Le Journal du CNRS : Comment le mythe Chopin est-il né?
Cécile Reynaud : Il ne faut pas croire que Chopin, de son vivant, fut une vedette internationale. D’abord, il ne vécut pas assez longtemps pour connaître une telle notoriété. Ensuite, il a donné très peu de concerts publics au cours de sa vie: moins de vingt à Paris et seulement quelques-uns en Pologne, en Allemagne et en Angleterre. Son tempérament le portait vers l’intime : il n’appréciait guère de se produire dans de grandes salles. Néanmoins, il fascinait ceux qui le connaissaient: ses amis, ses pairs (Berlioz, Schumann), comme ses élèves. C’est au lendemain de sa mort que le mythe va prendre naissance. L’inscription de Chopin dans le mouvement romantique, sa disparition prématurée (à 39 ans), ses amours avec George Sand y sont pour beaucoup. L’édition de ses œuvres et leur diffusion à travers l’Europe y contribuent aussi en favorisant la découverte de son génie.
Le Journal du CNRS : Pour monter l’exposition, vous avez étudié les partitions manuscrites de Chopin dont la BNF possède la deuxième collection au monde après celle du Musée Chopin de Varsovie. Que révèlent-elles sur son écriture?
Cécile Reynaud : Que si l’inspiration venait avec une miraculeuse facilité à cet improvisateur d’exception, l’étape de l’écriture était une épreuve. Des descriptions de George Sand en témoignent (Histoire de ma vie), et les versions des partitions à différents stades de leur composition l’attestent également entre l’esquisse première et l’édition finale, Chopin ne cessait de raturer, de corriger. Son processus de composition avait donc deux phases : l’une au piano, lorsque l’inspiration jaillissait sous ses doigts, l’autre à la table de travail, quand il la transcrivait avec difficulté. Sur les épreuves corrigées ou sur les manuscrits préparés pour l’édition, dont la BNF conserve de précieux exemplaires, Chopin a aussi noté doigtés, nuances ou indications de pédale, marques de tout premier intérêt pour les musicologues et les interprètes.
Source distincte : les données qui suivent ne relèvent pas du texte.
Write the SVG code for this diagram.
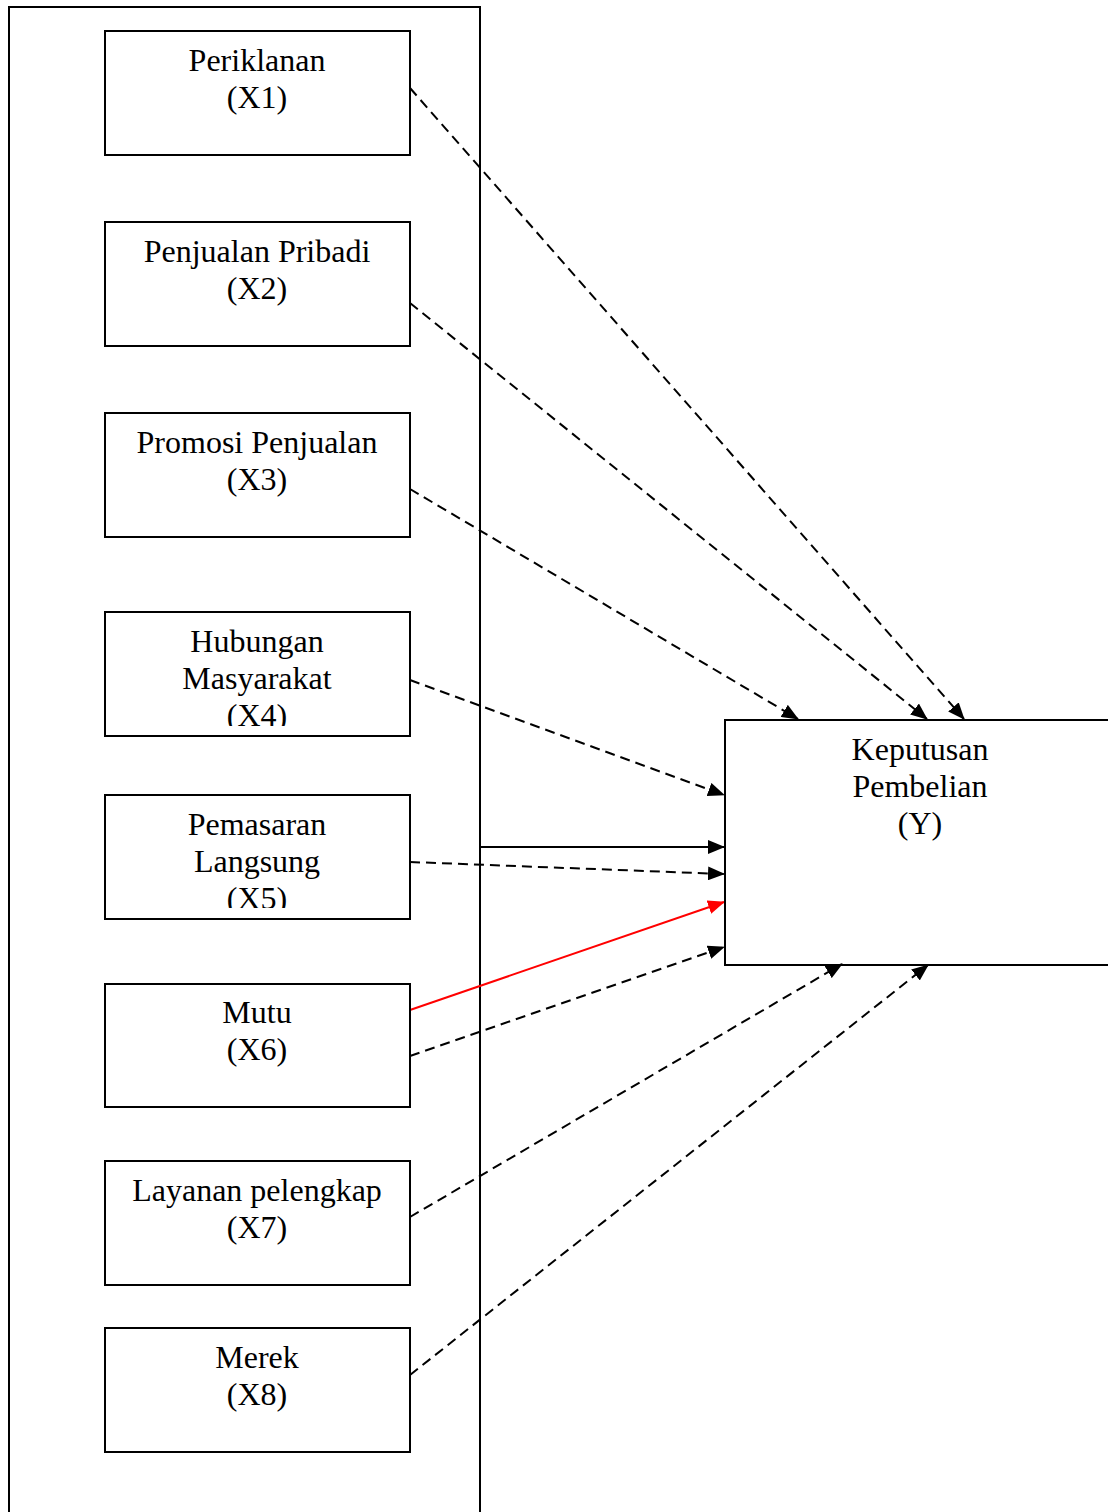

Par ailleurs, comme il a offert nombre de ses manuscrits à ses amis et à ses élèves, cela nous permet de mieux connaître le cercle social qu’il fréquentait : celui de la haute société parisienne.
Le Journal du CNRS : Quel est l’apport du compositeur polonais à l’histoire de la musique?
Cécile Reynaud : Sans doute ce langage musical singulier, lié tout d’abord à son talent pour l’improvisation. Si ses œuvres, telles les Valses ou les Études, ont une forme parfaitement maîtrisée, elles laissent place à l’inattendu dans l’enchaînement des tonalités ou dans le développement assez libre des motifs mélodiques. Enfin, sa musique mêle des influences très disparates dont témoigne la forme des compositions: inspiration polonaise, influence du bel canto italien, mais aussi de l’esprit classique car Chopin était un fervent admirateur de Bach et de Mozart.
Le Journal du CNRS : Encore aujourd’hui, Chopin est un sujet de recherche pour plusieurs scientifiques. Quelles sont les pistes explorées actuellement?
Cécile Reynaud : Jean-Jacques Eigeldinger, spécialiste du compositeur, a notamment travaillé sur l’histoire de l’interprétation de ses œuvres et, tout récemment, sur les rapports amicaux entre Camille Pleyel, le célèbre fabricant de piano, et Chopin, qui jouait sur ses instruments. Les musicologues John Rink et Christophe Grabowski viennent par ailleurs de publier le catalogue annoté de ses premières éditions, un travail fondamental, car il permet de mieux connaître encore le processus créateur chez Chopin.